O segundo capítulo é uma catarse intitulada ‘68’, com apresentação do poeta e jornalista Amneres, já anunciando o que virá neste longo poema onde Turiba, então com 18 anos de idade, revela o que viveu na pele e na alma naquele conturbado ano no Rio de Janeiro.

“Cantávamos palavras de ordem com a força máxima dos pulmões, último e único desejo de nossa jovem existência”, diz o texto que une tensão política, descobertas da juventude, brasilidade, sensualidade, Dylan, lisergia, samba, rock, Mangueira, Beatles, Marx, cachaça e coquetel Molotov, dentre outros ‘personagens’.

Nesta mistura emocional de referências e vivências o autor constrói um dos principais relatos já escritos, no calor dos acontecimentos, daquela época e geração.

Turiba descreve numa ascendente cadência as ‘primeiras experiências’ que, naquele ano, o marcaram radicalmente como: a pedra atirada, a passeata, o almoço no Calabouço, o filme de Godard, o jornal Classe Operária, o ‘ponto’ clandestino, a luta armada, a namorada libertária, amigos pirados, drogados e desaparecidos.

Esta sequência épica e alucinada nos faz lembrar, numa versão brasileira, o também caudaloso livro-poema ‘Uivo’ em que Allan Ginsberg narra os percalços e conquistas de sua geração Beat nos anos 1950 nos EUA.

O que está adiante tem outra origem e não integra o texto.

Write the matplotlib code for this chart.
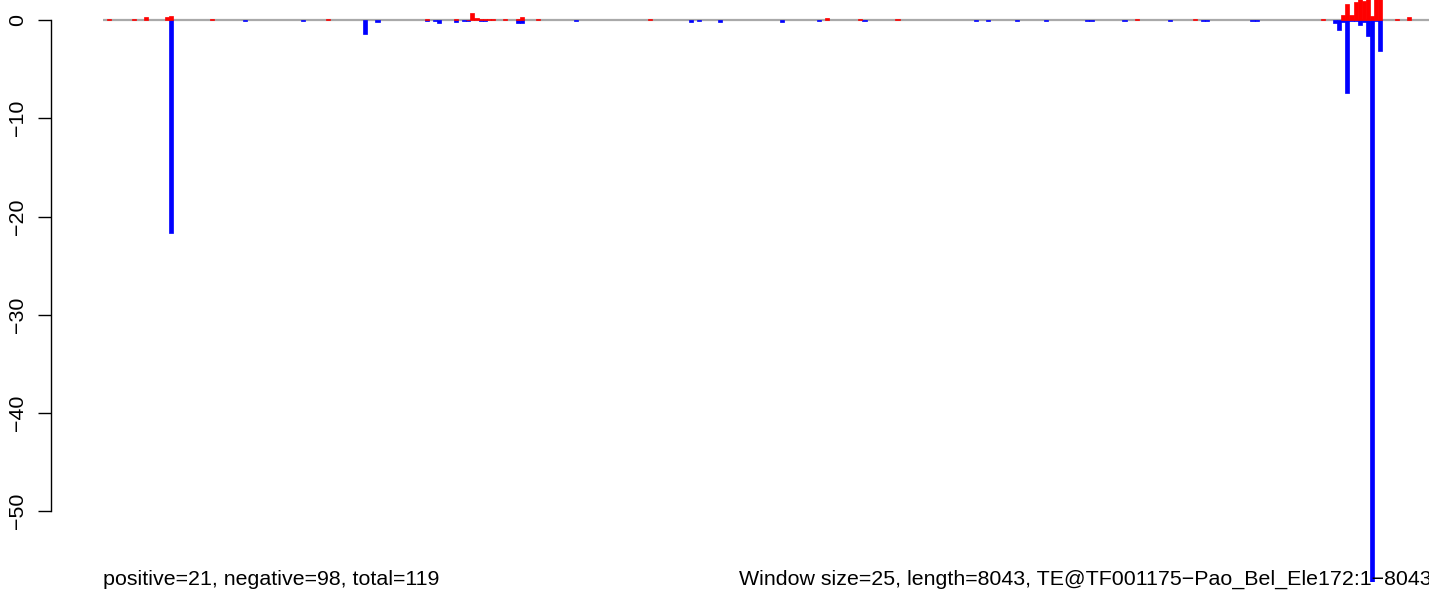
import matplotlib
matplotlib.use('Agg')
import matplotlib.pyplot as plt
import numpy as np

# window index -> value (window size 25, 322 windows)
n_windows = 322
pos_idx = [1, 7, 10, 15, 16, 26, 54, 78, 85, 88, 89, 90, 91, 92, 93, 94, 97, 100, 101, 105,
           132, 175, 183, 192, 250, 264, 295, 300, 301, 302, 303, 304, 305, 306, 307, 308, 309,
           313, 316]
pos_val = [0.1, 0.1, 0.3, 0.3, 0.4, 0.1, 0.15, 0.1, 0.1, 0.05, 0.7, 0.2, 0.1, 0.1, 0.1, 0.1, 0.1, 0.1, 0.3, 0.1,
           0.1, 0.2, 0.1, 0.1, 0.1, 0.1, 0.1, 0.5, 1.6, 0.5, 1.8, 2.5, 1.9, 3.0, 0.4, 3.0, 3.0,
           0.1, 0.3]
neg_idx = [16, 34, 48, 63, 66, 78, 80, 81, 85, 87, 88, 91, 92, 100, 101, 114,
           142, 144, 149, 164, 173, 184, 211, 214, 221, 228, 238, 239, 247, 258,
           266, 267, 278, 279, 298, 299, 300, 301, 302, 303, 304, 305, 306, 307, 308, 309]
neg_val = [-21.7, -0.1, -0.1, -1.4, -0.2, -0.1, -0.1, -0.3, -0.2, -0.1, -0.1, -0.1, -0.1, -0.3, -0.3, -0.1,
           -0.2, -0.1, -0.2, -0.2, -0.1, -0.1, -0.1, -0.1, -0.1, -0.1, -0.1, -0.1, -0.1, -0.1,
           -0.1, -0.1, -0.1, -0.1, -0.3, -1.0, -0.2, -7.4, -0.1, -0.1, -0.5, -0.2, -1.6, -60.0, -0.1, -3.2]
y_ticks = [0, -10, -20, -30, -40, -50]
left_note = 'positive=21, negative=98, total=119'
right_note = 'Window size=25, length=8043, TE@TF001175\u2212Pao_Bel_Ele172:1\u22128043'

plt.rcParams['font.family'] = ['Liberation Sans', 'DejaVu Sans']
plt.rcParams['axes.unicode_minus'] = True

W, H = 1429, 592
fig = plt.figure(figsize=(W / 100, H / 100), dpi=100)
ax = fig.add_axes([103 / W, (H - 582) / H, (1432 - 103) / W, 582 / H])
ax.set_xlim(0, n_windows)
ax.set_ylim(-57.2, 20 / 9.82)

ax.axhline(0, color='darkgray', lw=1.6, zorder=1)
ax.bar(neg_idx, neg_val, width=1, align='edge', color='blue',
       edgecolor='blue', linewidth=0.5, zorder=2)
ax.bar(pos_idx, pos_val, width=1, align='edge', color='red',
       edgecolor='red', linewidth=0.5, zorder=3)

for s in ['top', 'right', 'bottom']:
    ax.spines[s].set_visible(False)
ax.spines['left'].set_position(('outward', 52 * 0.72))
ax.spines['left'].set_bounds(-50, 0)
ax.spines['left'].set_linewidth(1.0)
ax.set_xticks([])
ax.set_yticks(y_ticks)
ax.set_yticklabels([f'{t}'.replace('-', '\u2212') for t in y_ticks], rotation=90, va='center')
ax.tick_params(axis='y', length=9.4, width=1.0, pad=8, labelsize=15.4)

fig.text(103 / W, (H - 585) / H, left_note, fontsize=15.4, ha='left', va='baseline')
fig.text(1432 / W, (H - 585) / H, right_note, fontsize=15.4, ha='right', va='baseline')

fig.savefig('out.png', dpi=100)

O terceiro capítulo ‘Poemas Avulsos’ funciona como uma descompressão para o turbilhão anterior, iniciando com textos sobre Minas Gerais onde é dito: “atravessar Minas é surfar pelas páginas ímpares de Guimarães Rosa”.

Os outros focos desta seção são múltiplos: ‘oração para nossa senhora da bala perdida’, ‘o (biquíni) fio dental’, o ‘antropologuês’ que tira um sarro com intelectuais de fala difícil, o ‘papo de repórter’, o ‘fogão de lenha’, dentre outros. Alguns artistas são homenageados como Oscar Niemeyer, Jorge Mautner e Carlos Drummond de Andrade.

No final do livro, num poema em homenagem aos poetas Paulo Leminski e Nicolas Behr o autor sugere que aqueles que escrevem poesia: “são alquimistas do ofício, tratam seus artefatos como seres viventes em total dialética gramatical, letras espiram, palavras sangram…”

Este ‘68’, com significativo projeto gráfico do Reza, é um dos vários livros de poesia escritos por Turiba, que é também jornalista, editor e figura central no grupo fundador da revista de poesia experimental BRIC à BRAC.

Esta revista entre meados dos anos 1980 e 1990, foi, e ainda é, uma referencia para a arte poética brasileira e internacional. Em 2022 a BRIC, sob coordenação de Turiba, lança um número especial celebrando o centenário da Semana de Arte Moderna, da qual participei da equipe editorial juntamente com Luca Andrade e Romulo Garcias.